NPR Must Fix the Problem and Set a New Tone

Ellen Weiss was forced out of NPR today. The apparent reason was that she, more than anyone else at NPR, mishandled the firing of the outspoken commentator, Juan Williams. via…

Ellen Weiss was forced out of NPR today. The apparent reason was that she, more than anyone else at NPR, mishandled the firing of the outspoken commentator, Juan Williams.

via nowthedetails.blogspot.com

Read Jeffrey Dvorkin’s full post above if you don’t know the backstory to Juan Williams’ firing from NPR… or today’s news that the NPR Board of Directors forced the resignation of Ellen Weiss, the VP of NPR News who fired Williams and makes no apologies for it.

I think Jeffrey is right that NPR has some introspection to do here as not only has it lost an erudite, albeit selfish, commentator in Williams (not to mention one of its few prominent African-American voices), but now it has lost a veteran news manager in Weiss who has pushed the newsroom up and over her high bar of excellence (not to mention one invested with 29 years of institutional prowess).

(Jeffrey himself got shuffled from the same VP role at NPR during a management shake-up about a decade ago, thus his insight on that being a popularity contest you rarely win. In his case, he noblely accepted the ombudsman position, which, in fact, he inauguraged and made quite meaningful.)

The point here is not to sweep the entire matter under the rug but to pull up the rug and expose the underlying causes, then make the structural repairs at NPR that would prevent any similar repetition. Talent is a terrible thing to waste.

Meanwhile, there’s another point here worth our focus.

NPR will undertake a selection process to replace Weiss and this I see as a signature moment in the company’s history. Naturally, we should expect a news leader with outstanding journalistic credentials and superior news management skills. And we can surmise that CEO Vivian Schiller will be looking for a news boss who can bring harmony to the divided culture at NPR (divided, I’m told, between its radio tradition and its new media future).

But, I would add something more and it may be tricky to find.

I would like to see NPR hire a new VP of News who actually sees the incredible potential that exists within the network of station journalists. There are 2000 journalists at public radio stations, many of whom should be seen as an essential resource in the NPR news ecology. I’m afraid that if NPR opts for a network insider or (another) commericial news refugee, it may miss this important opportunity to exploit NPR’s greatest untapped resource, the thousands of trained eyes and ears in local communities.

Not that NPR needs to air many more local stories, although there is definitely room on-air to better reflect the diversity of the country outside the beltway. Rather, there ought to be built into the structure of NPR and member stations an editorial dialogue about what’s happening on the ground in America as if each station is a bureau with potential to file into the national dispatch.

The onset of the new public media platform, an off-air digital distribution matrix that is under development, should make this an obvious goal for all concerned. (It is somewhat painful to see NPR tout its innovative platforms for listener interaction, when it has failed miserably at inviting editorial interaction with professional journalists who share in its mission — and in fact suffer local resource deprivations in order to send dues to NPR headquarters)

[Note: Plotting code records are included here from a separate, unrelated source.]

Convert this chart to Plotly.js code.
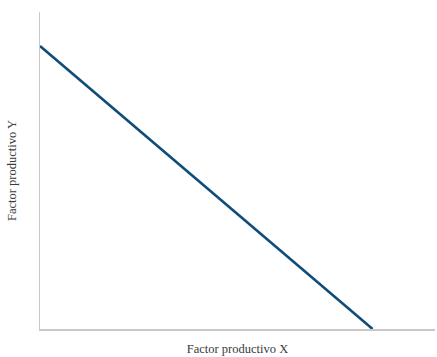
<!DOCTYPE html>
<html><head><meta charset="utf-8">
<script src="https://cdn.plot.ly/plotly-3.0.1.min.js"></script>
<style>html,body{margin:0;padding:0;background:#fff}</style>
</head><body><div id="chart" style="width:437px;height:357px"></div>
<script>
const factorX = [0, 8.42];
const factorY = [8.93, 0];
const xTitle = 'Factor productivo X';
const yTitle = 'Factor productivo Y';

Plotly.newPlot('chart', [{
  x: factorX, y: factorY, type: 'scatter', mode: 'lines',
  line: {color: '#0f4c78', width: 2.6}, hoverinfo: 'skip'
}], {
  width: 437, height: 357,
  margin: {l: 40, r: 2, t: 12, b: 28},
  paper_bgcolor: '#fff', plot_bgcolor: '#fff',
  showlegend: false,
  font: {family: 'Liberation Serif, serif', size: 12.5, color: '#3a3a3a'},
  xaxis: {range: [0, 10], showgrid: false, zeroline: false, showticklabels: false, ticks: '',
    showline: true, linecolor: '#c8c8c8', linewidth: 1.5,
    title: {text: xTitle, standoff: 14, font: {size: 12.5}}},
  yaxis: {range: [0, 10], showgrid: false, zeroline: false, showticklabels: false, ticks: '',
    showline: true, linecolor: '#c8c8c8', linewidth: 1.5,
    title: {text: yTitle, standoff: 19, font: {size: 12.5}}}
}, {displayModeBar: false, staticPlot: true});
</script></body></html>
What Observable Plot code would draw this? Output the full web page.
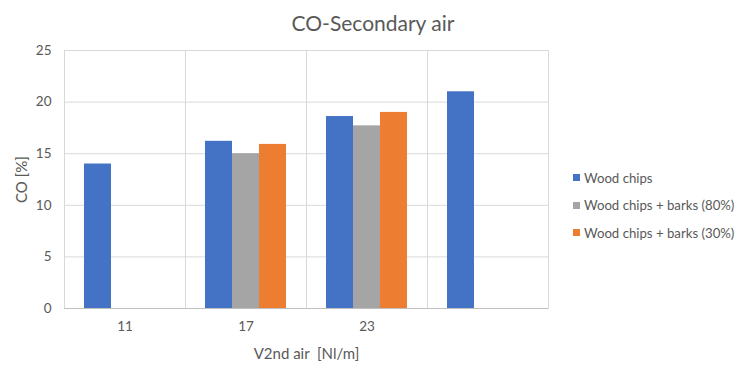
<!DOCTYPE html>
<html>
<head>
<meta charset="utf-8">
<script src="https://cdn.jsdelivr.net/npm/d3@7"></script>
<script src="https://cdn.jsdelivr.net/npm/@observablehq/plot@0.6"></script>
<style>
  html, body { margin: 0; padding: 0; background: #fff; }
  #wrap { position: relative; width: 741px; height: 369px; font-family: Lato, "Open Sans", sans-serif; color: #595959; }
  #title { position: absolute; left: 0; width: 746px; top: 10px; text-align: center; font-size: 21px; }
  #legend { position: absolute; left: 573px; top: 164px; font-size: 13.2px; }
  .item { display: flex; align-items: center; height: 27.5px; }
  .sw { width: 7px; height: 7px; margin-right: 4px; }
  svg { position: absolute; left: 0; top: 0; }
  g[aria-label="y-axis label"], g[aria-label="fx-axis label"] { font-size: 15px; }
  g[aria-label="y-axis tick label"], g[aria-label="fx-axis tick label"] { font-size: 13.5px; }
</style>
</head>
<body>
<div id="wrap">
  <div id="title">CO-Secondary air</div>
  <div id="legend"></div>
</div>
<script>
const categories = ["11", "17", "23", ""];
const seriesNames = ["Wood chips", "Wood chips + barks (80%)", "Wood chips + barks (30%)"];
const seriesColors = ["#4472C4", "#A5A5A5", "#ED7D31"];
const woodChips = [14, 16.2, 18.6, 21];
const barks80 = [null, 15, 17.7, null];
const barks30 = [null, 15.9, 19, null];
const yTicks = [0, 5, 10, 15, 20, 25];

const seriesValues = [woodChips, barks80, barks30];
const rows = [];
categories.forEach((c, i) => {
  seriesNames.forEach((s, j) => {
    const v = seriesValues[j][i];
    if (v != null) rows.push({category: c, series: s, value: v});
  });
});

const chart = Plot.plot({
  width: 741,
  height: 369,
  marginTop: 50,
  marginBottom: 61,
  marginLeft: 63,
  marginRight: 193,
  style: {fontFamily: "Lato, 'Open Sans', sans-serif", fontSize: "13px", color: "#595959", background: "transparent"},
  fx: {domain: categories, padding: 0, axis: "bottom", tickSize: 0, tickPadding: 13,
       label: "V2nd air  [Nl/m]", labelAnchor: "center", labelOffset: 50, labelArrow: "none"},
  x: {domain: seriesNames, axis: null, paddingInner: 0, paddingOuter: 0.74},
  y: {domain: [0, 25], ticks: yTicks, tickSize: 0, tickPadding: 13,
      label: "CO [%]", labelAnchor: "center", labelOffset: 48, labelArrow: "none"},
  color: {domain: seriesNames, range: seriesColors},
  marks: [
    Plot.gridY(yTicks, {stroke: "#d9d9d9", strokeOpacity: 1}),
    Plot.frame({stroke: "#d9d9d9"}),
    Plot.barY(rows, {fx: "category", x: "series", y: "value", fill: "series"}),
    Plot.ruleY([0], {stroke: "#bfbfbf"})
  ]
});
document.getElementById("wrap").appendChild(chart);

const legend = document.getElementById("legend");
seriesNames.forEach((s, j) => {
  const item = document.createElement("div");
  item.className = "item";
  const sw = document.createElement("div");
  sw.className = "sw";
  sw.style.background = seriesColors[j];
  const t = document.createElement("span");
  t.textContent = s;
  item.appendChild(sw);
  item.appendChild(t);
  legend.appendChild(item);
});
</script>
</body>
</html>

At the recent unveiling of Barbara Cochran’s white paper, “Rethinking Public Media: More Local, More Inclusive, More Interactive,” Vivian Schiller said the top priority of the network today is promoting local news. I hope this is not mere lip service to the largest source of NPR funding — member station dues — but a signal that change is ahead, change that capitalizes on the full power of the public radio system.